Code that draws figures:
....
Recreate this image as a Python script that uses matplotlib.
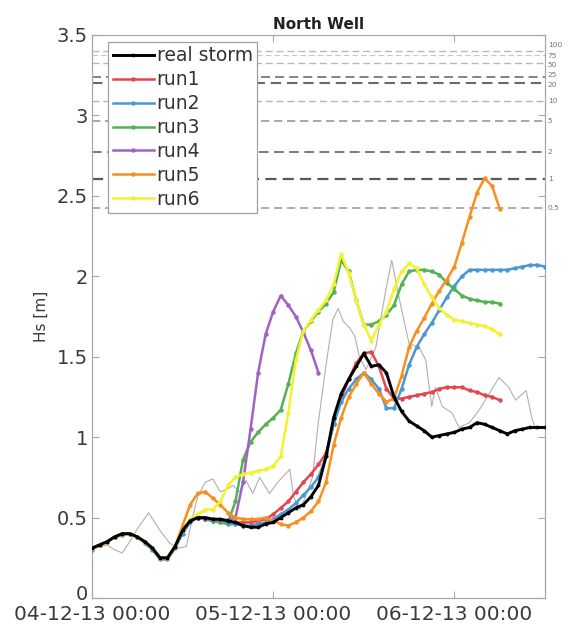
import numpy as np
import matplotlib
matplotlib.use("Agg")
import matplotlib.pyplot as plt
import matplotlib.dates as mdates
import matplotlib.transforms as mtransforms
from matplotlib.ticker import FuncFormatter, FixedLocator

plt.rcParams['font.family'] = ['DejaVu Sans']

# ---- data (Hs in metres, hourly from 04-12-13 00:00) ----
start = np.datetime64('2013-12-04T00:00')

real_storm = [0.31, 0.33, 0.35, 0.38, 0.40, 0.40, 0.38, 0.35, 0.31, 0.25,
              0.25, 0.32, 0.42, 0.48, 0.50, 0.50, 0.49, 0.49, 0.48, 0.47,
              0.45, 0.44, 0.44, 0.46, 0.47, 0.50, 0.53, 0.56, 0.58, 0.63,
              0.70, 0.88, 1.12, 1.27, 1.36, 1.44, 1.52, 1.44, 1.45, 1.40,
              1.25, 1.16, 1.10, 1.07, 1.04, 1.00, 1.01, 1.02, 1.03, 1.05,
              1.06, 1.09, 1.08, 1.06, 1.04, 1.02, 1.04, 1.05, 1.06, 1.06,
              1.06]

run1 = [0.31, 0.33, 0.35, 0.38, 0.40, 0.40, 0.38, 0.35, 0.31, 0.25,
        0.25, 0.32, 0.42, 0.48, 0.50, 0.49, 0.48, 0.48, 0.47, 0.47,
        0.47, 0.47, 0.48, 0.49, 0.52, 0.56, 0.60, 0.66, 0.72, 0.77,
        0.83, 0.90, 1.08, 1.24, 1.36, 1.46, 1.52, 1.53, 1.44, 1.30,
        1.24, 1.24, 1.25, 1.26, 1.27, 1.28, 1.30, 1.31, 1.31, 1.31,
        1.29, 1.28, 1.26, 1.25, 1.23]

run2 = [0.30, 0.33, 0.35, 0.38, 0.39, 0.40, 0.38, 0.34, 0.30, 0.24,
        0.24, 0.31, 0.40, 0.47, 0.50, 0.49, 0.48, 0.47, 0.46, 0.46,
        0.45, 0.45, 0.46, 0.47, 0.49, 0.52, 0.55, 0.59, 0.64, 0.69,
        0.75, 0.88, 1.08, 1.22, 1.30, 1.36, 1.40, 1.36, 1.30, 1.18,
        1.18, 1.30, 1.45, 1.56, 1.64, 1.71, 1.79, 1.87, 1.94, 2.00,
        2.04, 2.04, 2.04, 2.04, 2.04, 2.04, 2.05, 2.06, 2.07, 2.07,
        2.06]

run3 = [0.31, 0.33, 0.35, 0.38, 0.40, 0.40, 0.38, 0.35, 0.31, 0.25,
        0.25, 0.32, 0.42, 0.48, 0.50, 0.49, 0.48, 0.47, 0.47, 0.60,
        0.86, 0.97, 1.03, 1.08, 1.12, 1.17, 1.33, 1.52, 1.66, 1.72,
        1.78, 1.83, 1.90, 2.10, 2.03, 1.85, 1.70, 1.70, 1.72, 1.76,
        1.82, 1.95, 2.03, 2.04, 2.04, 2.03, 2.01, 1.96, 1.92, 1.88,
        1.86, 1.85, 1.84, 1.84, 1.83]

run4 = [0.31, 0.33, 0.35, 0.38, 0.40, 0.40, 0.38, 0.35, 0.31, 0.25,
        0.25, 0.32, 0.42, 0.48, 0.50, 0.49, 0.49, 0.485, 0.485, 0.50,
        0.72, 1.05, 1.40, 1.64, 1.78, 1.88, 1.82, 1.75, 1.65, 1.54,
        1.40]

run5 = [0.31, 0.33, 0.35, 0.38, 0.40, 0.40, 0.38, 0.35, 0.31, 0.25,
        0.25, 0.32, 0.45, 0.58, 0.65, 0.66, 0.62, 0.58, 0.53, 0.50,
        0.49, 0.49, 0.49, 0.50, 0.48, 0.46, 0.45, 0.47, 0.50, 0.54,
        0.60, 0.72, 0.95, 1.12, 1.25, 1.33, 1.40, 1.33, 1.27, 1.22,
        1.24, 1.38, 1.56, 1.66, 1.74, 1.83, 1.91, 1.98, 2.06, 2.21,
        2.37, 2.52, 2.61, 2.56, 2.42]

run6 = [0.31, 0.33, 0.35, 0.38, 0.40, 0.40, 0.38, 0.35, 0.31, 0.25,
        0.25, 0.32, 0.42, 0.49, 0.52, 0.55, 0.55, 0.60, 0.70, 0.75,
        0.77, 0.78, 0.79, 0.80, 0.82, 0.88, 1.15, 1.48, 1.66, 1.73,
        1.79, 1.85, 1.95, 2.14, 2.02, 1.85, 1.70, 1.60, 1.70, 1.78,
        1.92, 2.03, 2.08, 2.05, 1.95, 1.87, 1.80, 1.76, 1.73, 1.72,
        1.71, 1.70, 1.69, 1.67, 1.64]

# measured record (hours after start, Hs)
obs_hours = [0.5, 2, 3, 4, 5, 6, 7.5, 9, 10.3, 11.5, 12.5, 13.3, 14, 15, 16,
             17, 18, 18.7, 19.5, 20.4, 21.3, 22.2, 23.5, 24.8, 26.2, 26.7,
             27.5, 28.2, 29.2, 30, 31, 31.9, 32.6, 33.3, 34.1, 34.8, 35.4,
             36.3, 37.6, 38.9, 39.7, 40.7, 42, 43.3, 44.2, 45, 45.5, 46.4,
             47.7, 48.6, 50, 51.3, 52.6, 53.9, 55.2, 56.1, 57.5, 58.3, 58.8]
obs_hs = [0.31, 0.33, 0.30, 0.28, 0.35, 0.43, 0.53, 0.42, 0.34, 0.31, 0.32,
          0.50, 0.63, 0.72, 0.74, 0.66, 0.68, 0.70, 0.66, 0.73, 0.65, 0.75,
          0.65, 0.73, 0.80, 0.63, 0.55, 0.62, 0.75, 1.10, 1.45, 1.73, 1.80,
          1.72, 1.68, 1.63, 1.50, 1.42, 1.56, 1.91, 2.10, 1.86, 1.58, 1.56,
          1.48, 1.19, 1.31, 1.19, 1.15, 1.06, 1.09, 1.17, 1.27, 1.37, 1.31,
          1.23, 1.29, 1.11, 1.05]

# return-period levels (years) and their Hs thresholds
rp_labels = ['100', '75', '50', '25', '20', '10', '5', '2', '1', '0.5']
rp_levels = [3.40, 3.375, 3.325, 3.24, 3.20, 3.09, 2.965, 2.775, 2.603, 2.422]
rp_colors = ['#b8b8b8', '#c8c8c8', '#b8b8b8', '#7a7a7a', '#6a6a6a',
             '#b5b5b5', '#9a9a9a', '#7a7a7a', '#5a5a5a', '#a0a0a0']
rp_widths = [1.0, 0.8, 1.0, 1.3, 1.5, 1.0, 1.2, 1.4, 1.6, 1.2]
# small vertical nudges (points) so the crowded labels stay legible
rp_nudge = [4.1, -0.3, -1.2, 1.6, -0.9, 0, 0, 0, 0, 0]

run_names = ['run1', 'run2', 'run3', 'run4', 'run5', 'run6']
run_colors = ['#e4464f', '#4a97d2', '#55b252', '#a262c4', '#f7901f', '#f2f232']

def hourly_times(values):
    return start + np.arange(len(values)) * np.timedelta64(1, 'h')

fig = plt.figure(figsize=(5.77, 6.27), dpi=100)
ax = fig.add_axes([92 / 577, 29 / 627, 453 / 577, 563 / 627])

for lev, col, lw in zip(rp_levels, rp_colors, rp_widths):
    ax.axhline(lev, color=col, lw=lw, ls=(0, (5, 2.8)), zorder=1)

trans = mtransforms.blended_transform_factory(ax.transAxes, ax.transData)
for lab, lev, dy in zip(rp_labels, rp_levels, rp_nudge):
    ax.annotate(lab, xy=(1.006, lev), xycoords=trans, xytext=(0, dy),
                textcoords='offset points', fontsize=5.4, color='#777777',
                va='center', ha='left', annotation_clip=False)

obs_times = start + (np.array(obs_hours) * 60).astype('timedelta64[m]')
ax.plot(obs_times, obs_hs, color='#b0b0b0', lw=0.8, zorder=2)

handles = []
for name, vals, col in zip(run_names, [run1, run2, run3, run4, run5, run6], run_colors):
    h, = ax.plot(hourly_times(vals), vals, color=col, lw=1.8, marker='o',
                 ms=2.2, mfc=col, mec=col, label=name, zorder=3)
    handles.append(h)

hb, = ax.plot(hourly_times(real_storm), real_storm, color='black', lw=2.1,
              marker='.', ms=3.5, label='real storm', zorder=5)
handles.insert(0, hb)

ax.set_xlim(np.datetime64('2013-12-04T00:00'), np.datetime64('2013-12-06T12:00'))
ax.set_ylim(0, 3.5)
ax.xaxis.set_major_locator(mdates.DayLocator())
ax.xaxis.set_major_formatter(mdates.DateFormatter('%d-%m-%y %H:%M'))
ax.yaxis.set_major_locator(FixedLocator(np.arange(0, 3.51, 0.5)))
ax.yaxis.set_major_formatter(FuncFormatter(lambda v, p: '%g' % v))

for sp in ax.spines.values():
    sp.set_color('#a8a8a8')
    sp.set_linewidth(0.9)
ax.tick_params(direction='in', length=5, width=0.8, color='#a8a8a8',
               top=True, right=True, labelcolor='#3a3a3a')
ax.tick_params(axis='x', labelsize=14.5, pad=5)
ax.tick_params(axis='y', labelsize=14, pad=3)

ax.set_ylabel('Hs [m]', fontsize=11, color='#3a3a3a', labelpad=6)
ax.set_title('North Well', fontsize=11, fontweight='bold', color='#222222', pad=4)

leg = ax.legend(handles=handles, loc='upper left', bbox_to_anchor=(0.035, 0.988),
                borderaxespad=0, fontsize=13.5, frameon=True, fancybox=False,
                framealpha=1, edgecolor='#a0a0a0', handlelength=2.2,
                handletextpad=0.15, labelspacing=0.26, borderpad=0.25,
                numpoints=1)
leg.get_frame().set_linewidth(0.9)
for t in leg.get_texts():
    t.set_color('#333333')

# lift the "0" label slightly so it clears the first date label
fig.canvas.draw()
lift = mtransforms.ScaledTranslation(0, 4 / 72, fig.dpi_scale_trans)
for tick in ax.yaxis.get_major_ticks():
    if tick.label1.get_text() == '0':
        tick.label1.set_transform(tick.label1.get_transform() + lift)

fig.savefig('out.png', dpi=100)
....
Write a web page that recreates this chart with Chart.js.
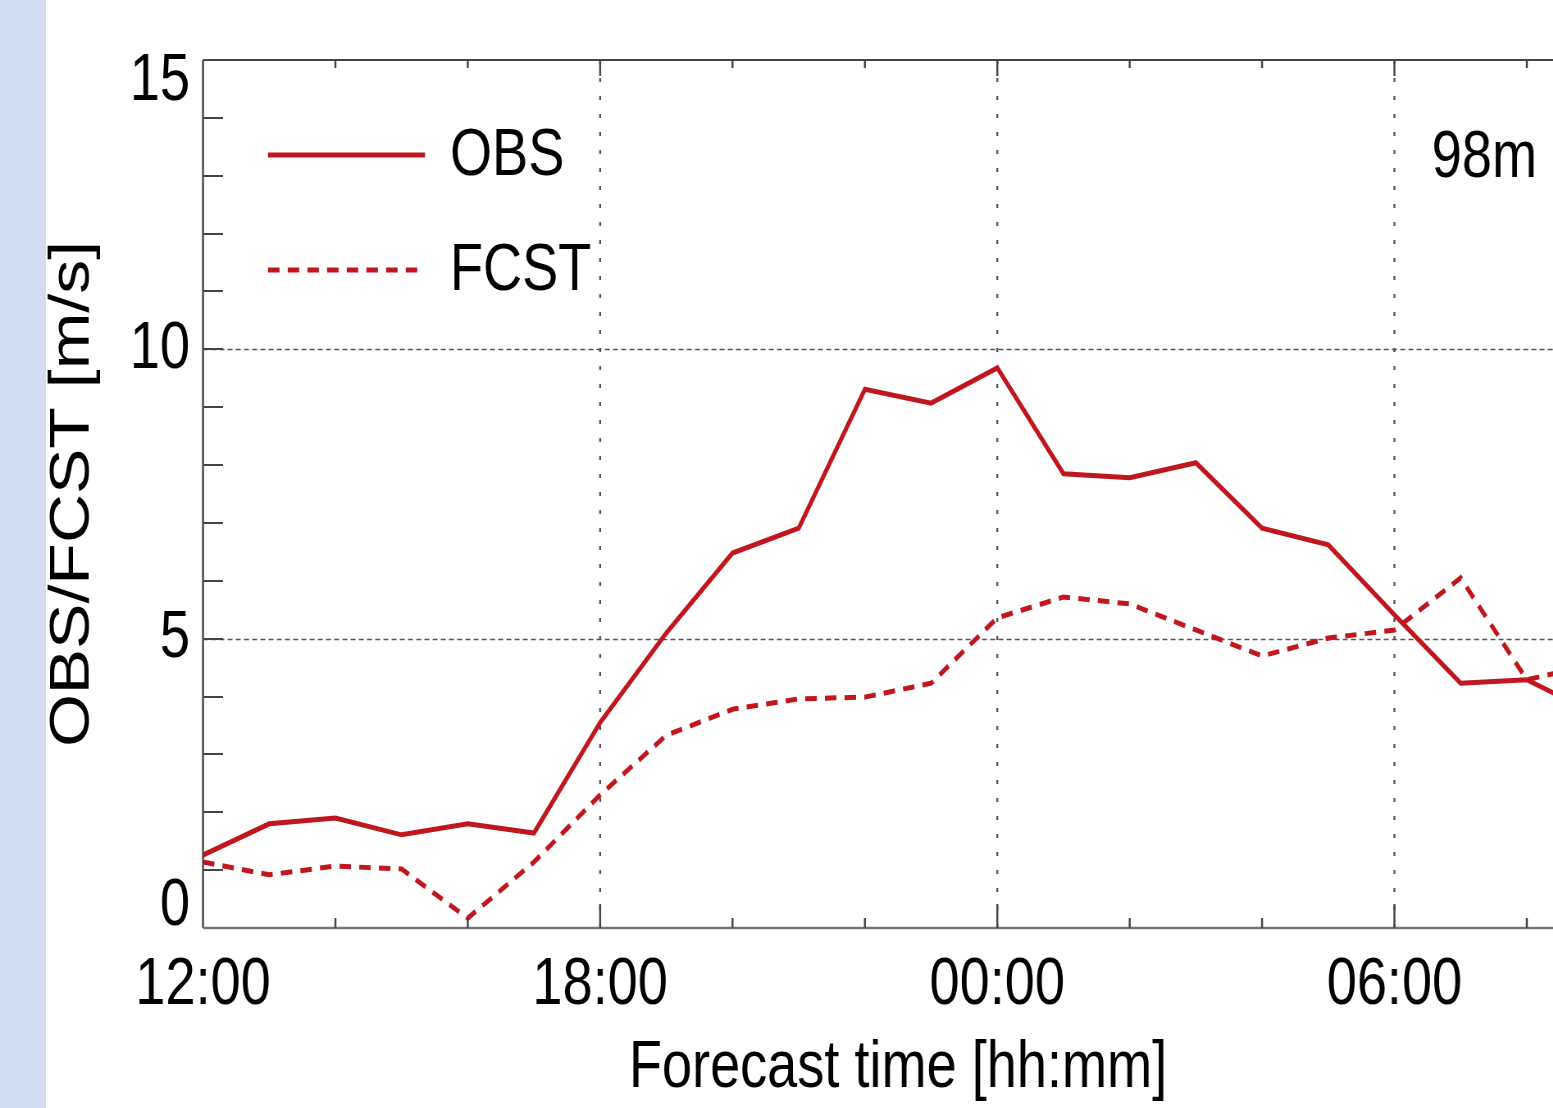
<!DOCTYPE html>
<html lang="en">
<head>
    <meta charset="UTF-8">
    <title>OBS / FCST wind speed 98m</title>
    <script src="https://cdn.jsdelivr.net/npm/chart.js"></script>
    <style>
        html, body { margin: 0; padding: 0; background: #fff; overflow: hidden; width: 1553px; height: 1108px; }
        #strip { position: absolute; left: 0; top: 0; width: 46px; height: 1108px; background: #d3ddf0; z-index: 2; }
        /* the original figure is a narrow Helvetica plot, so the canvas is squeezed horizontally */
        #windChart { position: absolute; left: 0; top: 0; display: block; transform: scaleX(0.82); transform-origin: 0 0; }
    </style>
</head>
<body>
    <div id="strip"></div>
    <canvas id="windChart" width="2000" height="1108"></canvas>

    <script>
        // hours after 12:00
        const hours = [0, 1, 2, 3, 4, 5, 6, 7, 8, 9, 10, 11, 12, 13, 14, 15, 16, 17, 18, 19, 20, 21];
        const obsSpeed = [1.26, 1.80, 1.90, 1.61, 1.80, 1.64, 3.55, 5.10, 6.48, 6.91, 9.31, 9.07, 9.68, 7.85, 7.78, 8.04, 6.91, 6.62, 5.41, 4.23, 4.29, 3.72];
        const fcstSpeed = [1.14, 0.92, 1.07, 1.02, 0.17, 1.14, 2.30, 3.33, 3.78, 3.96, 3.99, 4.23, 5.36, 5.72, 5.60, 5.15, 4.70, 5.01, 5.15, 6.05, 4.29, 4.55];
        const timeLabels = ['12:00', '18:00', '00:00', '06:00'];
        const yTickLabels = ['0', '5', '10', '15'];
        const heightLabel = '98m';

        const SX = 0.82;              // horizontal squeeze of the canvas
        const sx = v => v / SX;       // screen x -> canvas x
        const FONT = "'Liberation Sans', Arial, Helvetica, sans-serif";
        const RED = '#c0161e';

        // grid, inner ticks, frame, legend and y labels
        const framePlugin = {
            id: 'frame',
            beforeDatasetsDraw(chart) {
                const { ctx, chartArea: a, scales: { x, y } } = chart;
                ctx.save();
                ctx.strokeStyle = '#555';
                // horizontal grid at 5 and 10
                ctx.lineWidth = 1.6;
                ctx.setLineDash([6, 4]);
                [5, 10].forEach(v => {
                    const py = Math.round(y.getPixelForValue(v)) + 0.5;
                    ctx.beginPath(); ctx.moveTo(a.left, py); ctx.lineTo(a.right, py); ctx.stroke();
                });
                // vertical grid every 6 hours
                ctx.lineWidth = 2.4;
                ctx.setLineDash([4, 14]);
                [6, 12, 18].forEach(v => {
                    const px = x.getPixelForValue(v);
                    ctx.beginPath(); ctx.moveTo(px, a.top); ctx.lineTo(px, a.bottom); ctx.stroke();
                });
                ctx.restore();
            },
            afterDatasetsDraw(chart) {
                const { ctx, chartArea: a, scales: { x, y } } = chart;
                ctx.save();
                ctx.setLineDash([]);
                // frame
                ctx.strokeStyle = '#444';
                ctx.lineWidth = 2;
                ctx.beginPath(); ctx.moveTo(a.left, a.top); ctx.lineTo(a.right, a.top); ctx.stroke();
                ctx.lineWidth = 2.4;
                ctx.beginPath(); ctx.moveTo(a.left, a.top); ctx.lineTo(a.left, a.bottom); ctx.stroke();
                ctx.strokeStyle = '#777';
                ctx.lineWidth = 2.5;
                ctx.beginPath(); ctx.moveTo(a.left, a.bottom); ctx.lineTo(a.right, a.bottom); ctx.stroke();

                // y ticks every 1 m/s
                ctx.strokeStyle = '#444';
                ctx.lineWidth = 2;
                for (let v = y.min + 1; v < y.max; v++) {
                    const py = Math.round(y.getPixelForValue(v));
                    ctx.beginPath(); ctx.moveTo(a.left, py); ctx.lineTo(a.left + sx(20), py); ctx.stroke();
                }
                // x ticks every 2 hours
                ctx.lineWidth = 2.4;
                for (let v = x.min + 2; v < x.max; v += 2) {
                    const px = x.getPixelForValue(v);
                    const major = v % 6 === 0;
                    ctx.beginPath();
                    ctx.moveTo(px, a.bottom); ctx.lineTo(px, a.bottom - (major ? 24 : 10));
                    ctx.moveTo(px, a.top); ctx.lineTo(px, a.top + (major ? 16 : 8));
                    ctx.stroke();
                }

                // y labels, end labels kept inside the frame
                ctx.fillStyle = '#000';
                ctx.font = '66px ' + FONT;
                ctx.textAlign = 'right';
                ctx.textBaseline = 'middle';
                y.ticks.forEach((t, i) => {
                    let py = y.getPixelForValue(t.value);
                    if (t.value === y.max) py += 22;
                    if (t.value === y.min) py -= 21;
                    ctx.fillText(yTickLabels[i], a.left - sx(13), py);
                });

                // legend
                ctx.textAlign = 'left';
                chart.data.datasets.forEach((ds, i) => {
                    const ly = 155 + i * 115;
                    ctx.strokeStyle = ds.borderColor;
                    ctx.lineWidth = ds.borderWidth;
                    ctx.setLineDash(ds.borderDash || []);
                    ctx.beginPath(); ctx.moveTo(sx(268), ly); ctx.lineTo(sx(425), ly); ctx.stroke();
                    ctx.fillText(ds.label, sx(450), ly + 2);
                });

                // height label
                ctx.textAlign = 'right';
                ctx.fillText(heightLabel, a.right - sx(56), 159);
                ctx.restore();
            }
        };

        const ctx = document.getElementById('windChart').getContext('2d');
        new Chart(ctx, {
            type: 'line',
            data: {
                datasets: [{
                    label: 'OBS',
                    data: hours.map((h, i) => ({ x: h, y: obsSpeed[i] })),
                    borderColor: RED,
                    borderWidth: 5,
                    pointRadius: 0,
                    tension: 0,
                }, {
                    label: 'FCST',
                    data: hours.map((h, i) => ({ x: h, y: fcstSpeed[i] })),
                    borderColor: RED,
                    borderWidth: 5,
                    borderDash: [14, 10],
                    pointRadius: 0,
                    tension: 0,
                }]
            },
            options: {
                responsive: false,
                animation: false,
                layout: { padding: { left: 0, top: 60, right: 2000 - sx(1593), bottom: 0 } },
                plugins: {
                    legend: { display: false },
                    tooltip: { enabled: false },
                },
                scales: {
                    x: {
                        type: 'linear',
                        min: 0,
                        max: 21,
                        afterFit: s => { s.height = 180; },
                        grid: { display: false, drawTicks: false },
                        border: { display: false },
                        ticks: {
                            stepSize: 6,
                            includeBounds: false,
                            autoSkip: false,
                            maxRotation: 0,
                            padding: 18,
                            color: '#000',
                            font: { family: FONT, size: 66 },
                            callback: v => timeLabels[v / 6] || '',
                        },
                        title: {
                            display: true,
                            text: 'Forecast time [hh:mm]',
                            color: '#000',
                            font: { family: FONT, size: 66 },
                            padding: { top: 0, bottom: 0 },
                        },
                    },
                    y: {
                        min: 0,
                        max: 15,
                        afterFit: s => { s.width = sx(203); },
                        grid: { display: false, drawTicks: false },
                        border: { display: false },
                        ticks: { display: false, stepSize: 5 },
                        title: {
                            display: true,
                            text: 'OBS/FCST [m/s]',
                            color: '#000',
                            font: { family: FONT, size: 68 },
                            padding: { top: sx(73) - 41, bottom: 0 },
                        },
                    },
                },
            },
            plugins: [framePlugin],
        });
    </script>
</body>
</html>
....
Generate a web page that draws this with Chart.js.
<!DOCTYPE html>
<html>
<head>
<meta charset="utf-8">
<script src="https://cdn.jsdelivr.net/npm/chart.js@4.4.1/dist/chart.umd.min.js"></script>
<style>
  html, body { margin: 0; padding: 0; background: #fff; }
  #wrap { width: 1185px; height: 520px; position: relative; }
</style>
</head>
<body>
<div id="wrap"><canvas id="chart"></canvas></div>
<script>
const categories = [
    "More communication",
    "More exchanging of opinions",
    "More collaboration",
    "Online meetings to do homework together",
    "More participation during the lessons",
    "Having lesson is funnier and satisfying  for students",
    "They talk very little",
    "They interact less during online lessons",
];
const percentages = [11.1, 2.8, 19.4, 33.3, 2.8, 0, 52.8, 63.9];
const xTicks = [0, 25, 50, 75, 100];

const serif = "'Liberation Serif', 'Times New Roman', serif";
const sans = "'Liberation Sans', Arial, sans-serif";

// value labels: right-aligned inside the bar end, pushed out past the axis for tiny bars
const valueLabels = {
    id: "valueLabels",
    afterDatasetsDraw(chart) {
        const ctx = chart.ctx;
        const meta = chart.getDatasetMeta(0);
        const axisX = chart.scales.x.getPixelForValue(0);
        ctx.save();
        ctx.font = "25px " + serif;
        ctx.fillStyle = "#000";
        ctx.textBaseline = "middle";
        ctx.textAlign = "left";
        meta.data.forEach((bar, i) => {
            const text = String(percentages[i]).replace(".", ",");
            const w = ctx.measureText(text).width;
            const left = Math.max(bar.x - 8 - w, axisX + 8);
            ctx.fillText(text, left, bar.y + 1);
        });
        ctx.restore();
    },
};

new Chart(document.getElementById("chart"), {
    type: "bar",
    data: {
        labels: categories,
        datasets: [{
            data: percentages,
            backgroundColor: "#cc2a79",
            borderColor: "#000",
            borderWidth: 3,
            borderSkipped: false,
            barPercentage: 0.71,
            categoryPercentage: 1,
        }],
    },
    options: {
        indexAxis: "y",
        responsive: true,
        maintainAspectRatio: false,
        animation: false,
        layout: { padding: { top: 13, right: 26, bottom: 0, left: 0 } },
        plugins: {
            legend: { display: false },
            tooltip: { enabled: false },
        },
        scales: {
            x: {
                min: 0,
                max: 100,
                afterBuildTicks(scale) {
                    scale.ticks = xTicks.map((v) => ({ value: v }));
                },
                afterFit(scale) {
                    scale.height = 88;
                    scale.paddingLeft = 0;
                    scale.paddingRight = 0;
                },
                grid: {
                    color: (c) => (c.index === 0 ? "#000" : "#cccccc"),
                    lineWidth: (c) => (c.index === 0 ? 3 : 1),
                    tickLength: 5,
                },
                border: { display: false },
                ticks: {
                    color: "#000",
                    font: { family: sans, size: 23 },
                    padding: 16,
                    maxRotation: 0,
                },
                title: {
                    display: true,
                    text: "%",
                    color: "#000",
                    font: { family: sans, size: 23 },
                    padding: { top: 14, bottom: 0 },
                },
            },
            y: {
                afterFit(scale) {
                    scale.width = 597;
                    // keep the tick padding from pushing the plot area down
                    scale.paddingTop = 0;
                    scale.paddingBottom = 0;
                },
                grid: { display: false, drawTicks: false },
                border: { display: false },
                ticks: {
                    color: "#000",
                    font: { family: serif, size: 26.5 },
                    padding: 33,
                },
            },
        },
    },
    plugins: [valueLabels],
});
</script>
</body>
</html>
....
[WHAT THIS TASK INVOLVES]:
In the listing above, find the line with "Recreate this image" and the line with "from matplotlib.ticker import". Copy exactly those lines and all between them, minus the images.

[WRITTEN ANSWER]:
Recreate this image as a Python script that uses matplotlib.
import numpy as np
import matplotlib
matplotlib.use("Agg")
import matplotlib.pyplot as plt
import matplotlib.dates as mdates
import matplotlib.transforms as mtransforms
from matplotlib.ticker import FuncFormatter, FixedLocator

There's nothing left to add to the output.